● Short problem
Give again only the lines running from the one with "Clone this diagram in TikZ." through the one with "at (25.54, -6.34)", inclusive. Omit every picture.

====== Supplied information ======

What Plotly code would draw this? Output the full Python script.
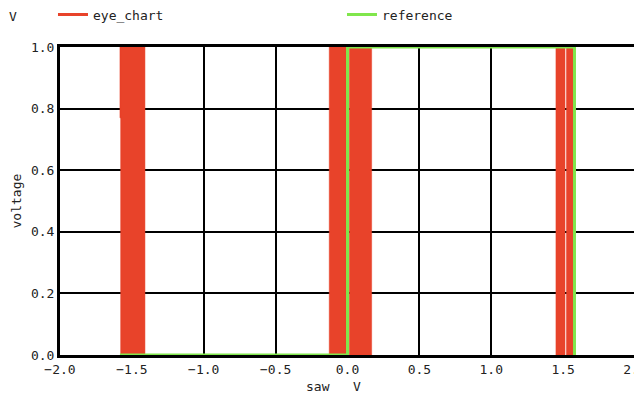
import plotly.graph_objects as go

# ---- data ----
# eye_chart: filled vertical bands (left edge, right edge, low, high) in saw volts
eye_left = [-1.578, -1.583, -0.127, 0.0125, 1.450, 1.523]
eye_right = [-1.409, -1.575, -0.010, 0.168, 1.513, 1.572]
eye_low = [0.0, 0.77, 0.0, 0.0, 0.0, 0.0]
eye_high = [1.0, 1.0, 1.0, 1.0, 1.0, 1.0]

# reference: step trace
ref_x = [-1.583, 0.0, 0.0, 1.579, 1.579]
ref_y = [0.0, 0.0, 1.0, 1.0, 0.0]

x_ticks = [-2.0, -1.5, -1.0, -0.5, 0.0, 0.5, 1.0, 1.5, 2.0]
y_ticks = [0.0, 0.2, 0.4, 0.6, 0.8, 1.0]

RED = "#E8432A"
GREEN = "#80E64C"
FONT = "DejaVu Sans Mono"
TXT = "#222222"

# build polygons for the eye bands
px, py = [], []
for l, r, lo, hi in zip(eye_left, eye_right, eye_low, eye_high):
    px += [l, r, r, l, l, None]
    py += [lo, lo, hi, hi, lo, None]

fig = go.Figure()
fig.add_trace(go.Scatter(x=px, y=py, mode="lines", fill="toself",
                         fillcolor=RED, line=dict(color=RED, width=0.5),
                         showlegend=False, hoverinfo="skip"))
# legend entry for eye_chart (line sample)
fig.add_trace(go.Scatter(x=[None], y=[None], mode="lines", name="eye_chart",
                         line=dict(color=RED, width=3)))
fig.add_trace(go.Scatter(x=ref_x, y=ref_y, mode="lines", name="reference",
                         line=dict(color=GREEN, width=3)))

# page body has an 8px default margin: figure is offset by (8, 8)
fig.update_layout(
    width=634, height=387,
    margin=dict(l=52, r=7, t=39, b=40, autoexpand=False),
    paper_bgcolor="white", plot_bgcolor="white",
    font=dict(family=FONT, size=13, color=TXT),
    showlegend=True,
    legend=dict(orientation="h", x=-0.0122, xanchor="left",
                y=(355 - 14.5) / 308, yanchor="middle",
                entrywidth=244, entrywidthmode="pixels",
                font=dict(family=FONT, size=13, color=TXT),
                bgcolor="rgba(0,0,0,0)", borderwidth=0),
    xaxis=dict(range=[-2, 2], tickvals=x_ticks,
               ticktext=[f"{v:.1f}".replace("-", "\u2212") for v in x_ticks],
               ticklabeloverflow="allow",
               showgrid=True, gridcolor="black", gridwidth=2,
               zeroline=False, showline=True, linecolor="black", linewidth=3,
               mirror=True, ticks="", layer="below traces",
               tickfont=dict(family=FONT, size=13, color=TXT)),
    yaxis=dict(range=[0, 1], tickvals=y_ticks,
               ticktext=[f"{v:.1f}" for v in y_ticks],
               showgrid=True, gridcolor="black", gridwidth=2,
               zeroline=True, zerolinecolor="black", zerolinewidth=4,
               showline=True, linecolor="black", linewidth=3,
               mirror=True, ticks="", layer="below traces",
               tickfont=dict(family=FONT, size=13, color=TXT)),
    annotations=[
        dict(text="saw&nbsp;&nbsp;&nbsp;V", xref="paper", yref="paper",
             x=(333 - 60) / 575, y=-(386 - 355) / 308, xanchor="center",
             yanchor="middle", showarrow=False,
             font=dict(family=FONT, size=13, color=TXT)),
        dict(text="voltage", xref="paper", yref="paper",
             x=(15.5 - 60) / 575, y=0.5, xanchor="center", yanchor="middle",
             textangle=-90, showarrow=False,
             font=dict(family=FONT, size=13, color=TXT)),
        dict(text="V", xref="paper", yref="paper",
             x=(13 - 60) / 575, y=(355 - 16) / 308, xanchor="center",
             yanchor="middle", showarrow=False,
             font=dict(family=FONT, size=13, color=TXT)),
    ],
)

fig.write_html("out.html")
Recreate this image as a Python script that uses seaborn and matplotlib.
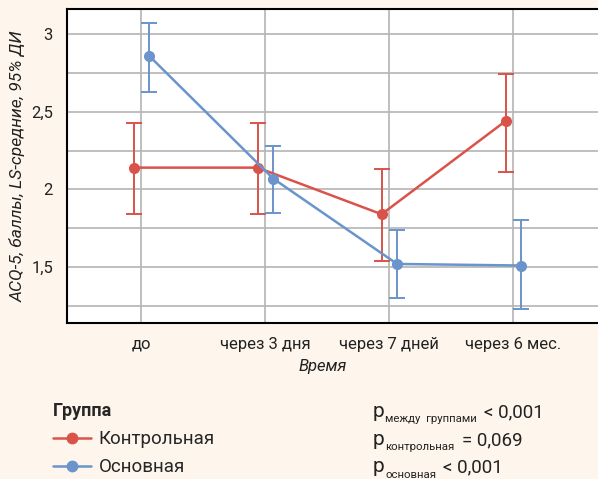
import matplotlib
matplotlib.use("Agg")
import matplotlib.pyplot as plt
from matplotlib.lines import Line2D
from matplotlib.ticker import MultipleLocator, FuncFormatter
import numpy as np
import pandas as pd
import seaborn as sns

# Time points and groups
timepoints = ["до", "через 3 дня", "через 7 дней", "через 6 мес."]
groups = ["Контрольная", "Основная"]

# LS-means and 95% CI per group
control_mean = [2.14, 2.14, 1.84, 2.44]
control_low = [1.84, 1.84, 1.54, 2.11]
control_high = [2.43, 2.43, 2.13, 2.74]

main_mean = [2.86, 2.07, 1.52, 1.51]
main_low = [2.63, 1.85, 1.30, 1.23]
main_high = [3.07, 2.28, 1.74, 1.80]

p_labels = ["между  группами", "контрольная", "основная"]
p_values = ["< 0,001", "= 0,069", "< 0,001"]

colors = {"Контрольная": "#D9534A", "Основная": "#6A94CB"}
offsets = {"Контрольная": -0.06, "Основная": 0.065}

rows = []
for g, m, lo, hi in [("Контрольная", control_mean, control_low, control_high),
                     ("Основная", main_mean, main_low, main_high)]:
    for i, t in enumerate(timepoints):
        rows.append({"Время": t, "pos": i + offsets[g], "Группа": g,
                     "mean": m[i], "low": lo[i], "high": hi[i]})
df = pd.DataFrame(rows)

sns.set_theme(style="white")
plt.rcParams["font.family"] = ["Roboto", "DejaVu Sans"]

txt_c = "#222222"
bg = "#FEF6EC"
fig = plt.figure(figsize=(5.98, 4.79), dpi=100, facecolor=bg)
ax = fig.add_axes([67 / 598, 1 - 323 / 479, 1 - 67 / 598, (323 - 9) / 479])
ax.set_facecolor("white")

grid_c = "#B4B4B4"
ax.set_axisbelow(True)
ax.yaxis.set_major_locator(MultipleLocator(0.5))
ax.yaxis.set_minor_locator(MultipleLocator(0.25))
ax.grid(which="both", axis="y", color=grid_c, lw=1.2)
ax.grid(which="major", axis="x", color=grid_c, lw=1.2)

sns.lineplot(data=df, x="pos", y="mean", hue="Группа", palette=colors,
             marker="o", markersize=8, markeredgewidth=0, linewidth=1.8,
             legend=False, ax=ax, zorder=3)

for g in groups:
    sub = df[df["Группа"] == g]
    ax.errorbar(sub["pos"], sub["mean"],
                yerr=[sub["mean"] - sub["low"], sub["high"] - sub["mean"]],
                fmt="none", ecolor=colors[g], elinewidth=1.4, capsize=5.5,
                capthick=1.4, zorder=2)

ax.set_xlim(-0.597, 3.685)
ax.set_ylim(1.14, 3.161)
ax.set_xticks(range(len(timepoints)))
ax.set_xticklabels(timepoints)
ax.yaxis.set_major_formatter(FuncFormatter(lambda v, _: f"{v:g}".replace(".", ",")))
ax.tick_params(axis="both", which="major", length=5, width=1.2, color="black",
               labelsize=12, labelcolor=txt_c, direction="out", pad=5)
ax.tick_params(axis="y", which="minor", length=0)
for side in ["left", "top", "bottom"]:
    ax.spines[side].set_color("black")
    ax.spines[side].set_linewidth(1.5)
ax.spines["right"].set_visible(False)

ax.set_xlabel("")
ax.set_ylabel("ACQ-5, баллы, LS-средние, 95% ДИ", fontsize=12.5,
              fontstyle="italic", color=txt_c, labelpad=4)
fig.text(323 / 598, 1 - 367 / 479, "Время", fontsize=12, fontstyle="italic",
         color=txt_c, ha="center", va="center")

# Legend
handles = [Line2D([0], [0], color=colors[g], marker="o", markersize=7.5, lw=1.8)
           for g in groups]
leg = fig.legend(handles, groups, title="Группа", loc="upper left",
                 bbox_to_anchor=(36 / 598, 1 - 385 / 479), frameon=False,
                 fontsize=13.5, title_fontproperties={"weight": "bold", "size": 13},
                 alignment="left", handlelength=2.05, handletextpad=0.4,
                 labelspacing=0.55)

# p-values with subscripts
fig.canvas.draw()
renderer = fig.canvas.get_renderer()
base_y = [417, 445, 472]
for lbl, val, yb in zip(p_labels, p_values, base_y):
    yf = 1 - yb / 479
    t1 = fig.text(373 / 598, yf, "p", fontsize=15, color=txt_c, va="baseline")
    bb = t1.get_window_extent(renderer)
    t2 = fig.text(bb.x1 / 598 + 0.5 / 598, yf - 5.5 / 479, lbl, fontsize=8.2,
                  color=txt_c, va="baseline")
    bb2 = t2.get_window_extent(renderer)
    fig.text(bb2.x1 / 598 + 7 / 598, yf, val, fontsize=13.5, color=txt_c,
             va="baseline")

fig.savefig("out.png", dpi=100, facecolor=bg)
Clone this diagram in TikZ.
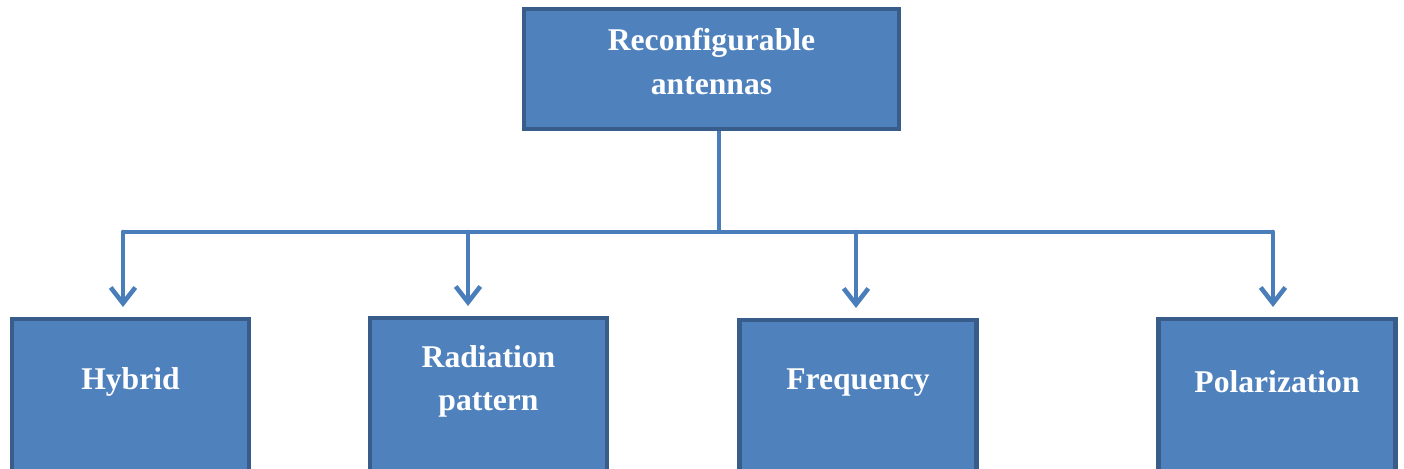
\documentclass[tikz,border=0pt]{standalone}
\usepackage{fontspec}
\setmainfont{Liberation Serif}
\usetikzlibrary{arrows.meta, positioning}
\definecolor{boxfill}{HTML}{4F81BD}
\definecolor{boxline}{HTML}{385D8A}
\definecolor{linkblue}{HTML}{4A7EBB}
\tikzstyle{topbox} = [rectangle, draw=boxline, fill=boxfill, line width=2.3pt, minimum width=7.5cm,
                      minimum height=2.4cm]
\tikzstyle{toptext} = [anchor=center, yshift=0.15cm, text=white, align=center,
                       font=\fontsize{18}{24.5}\selectfont\bfseries]
\tikzstyle{leaf} = [rectangle, draw=boxline, fill=boxfill, line width=2.3pt, minimum width=4.74cm,
                    minimum height=4cm, anchor=north]
\tikzstyle{leaftext} = [anchor=center, yshift=-1.3cm, text=white, align=center,
                        font=\fontsize{18}{24.5}\selectfont\bfseries]
\tikzstyle{link} = [draw=linkblue, line width=2.6pt]
\tikzstyle{drop} = [link, line cap=round, -{Straight Barb[length=9pt, width=14pt]}]

\begin{document}
\begin{tikzpicture}
				\clip (0, 0) rectangle (28.08, -9.38);

				\node (Top) [topbox, label={[toptext]center:{Reconfigurable\\antennas}}] at (14.23, -1.38) {};

				% the bus
				\coordinate (Split) at (14.38, -4.64);
				\draw [link] (Top.south -| Split) -- (Split);
				\coordinate (BusL) at (2.46, -4.64);
				\coordinate (BusR) at (25.46, -4.64);
				\draw [link] (BusL) -- (BusR);

				% the four kinds
				\node (Hybrid) [leaf, label={[leaftext]north:Hybrid}] at (2.61, -6.34) {};
				\node (Pattern) [leaf, label={[leaftext]north:{Radiation\\pattern}}] at (9.77, -6.32) {};
				\node (Freq) [leaf, label={[leaftext]north:Frequency}] at (17.16, -6.36) {};
				\node (Polar) [leaf, label={[leaftext]north:Polarization}] at (25.54, -6.34) {};

				\coordinate (Drop1) at (2.46, -4.64);
				\coordinate (Drop2) at (9.36, -4.64);
				\coordinate (Drop3) at (17.12, -4.64);
				\coordinate (Drop4) at (25.46, -4.64);
				\draw [drop] (Drop1) -- ([yshift=0.2cm]Hybrid.north -| Drop1);
				\draw [drop] (Drop2) -- ([yshift=0.2cm]Pattern.north -| Drop2);
				\draw [drop] (Drop3) -- ([yshift=0.2cm]Freq.north -| Drop3);
				\draw [drop] (Drop4) -- ([yshift=0.2cm]Polar.north -| Drop4);
			\end{tikzpicture}
\end{document}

======

● Output below
Clone this diagram in TikZ.
\documentclass[tikz,border=0pt]{standalone}
\usepackage{fontspec}
\setmainfont{Liberation Serif}
\usetikzlibrary{arrows.meta, positioning}
\definecolor{boxfill}{HTML}{4F81BD}
\definecolor{boxline}{HTML}{385D8A}
\definecolor{linkblue}{HTML}{4A7EBB}
\tikzstyle{topbox} = [rectangle, draw=boxline, fill=boxfill, line width=2.3pt, minimum width=7.5cm,
                      minimum height=2.4cm]
\tikzstyle{toptext} = [anchor=center, yshift=0.15cm, text=white, align=center,
                       font=\fontsize{18}{24.5}\selectfont\bfseries]
\tikzstyle{leaf} = [rectangle, draw=boxline, fill=boxfill, line width=2.3pt, minimum width=4.74cm,
                    minimum height=4cm, anchor=north]
\tikzstyle{leaftext} = [anchor=center, yshift=-1.3cm, text=white, align=center,
                        font=\fontsize{18}{24.5}\selectfont\bfseries]
\tikzstyle{link} = [draw=linkblue, line width=2.6pt]
\tikzstyle{drop} = [link, line cap=round, -{Straight Barb[length=9pt, width=14pt]}]

\begin{document}
\begin{tikzpicture}
				\clip (0, 0) rectangle (28.08, -9.38);

				\node (Top) [topbox, label={[toptext]center:{Reconfigurable\\antennas}}] at (14.23, -1.38) {};

				% the bus
				\coordinate (Split) at (14.38, -4.64);
				\draw [link] (Top.south -| Split) -- (Split);
				\coordinate (BusL) at (2.46, -4.64);
				\coordinate (BusR) at (25.46, -4.64);
				\draw [link] (BusL) -- (BusR);

				% the four kinds
				\node (Hybrid) [leaf, label={[leaftext]north:Hybrid}] at (2.61, -6.34) {};
				\node (Pattern) [leaf, label={[leaftext]north:{Radiation\\pattern}}] at (9.77, -6.32) {};
				\node (Freq) [leaf, label={[leaftext]north:Frequency}] at (17.16, -6.36) {};
				\node (Polar) [leaf, label={[leaftext]north:Polarization}] at (25.54, -6.34) {};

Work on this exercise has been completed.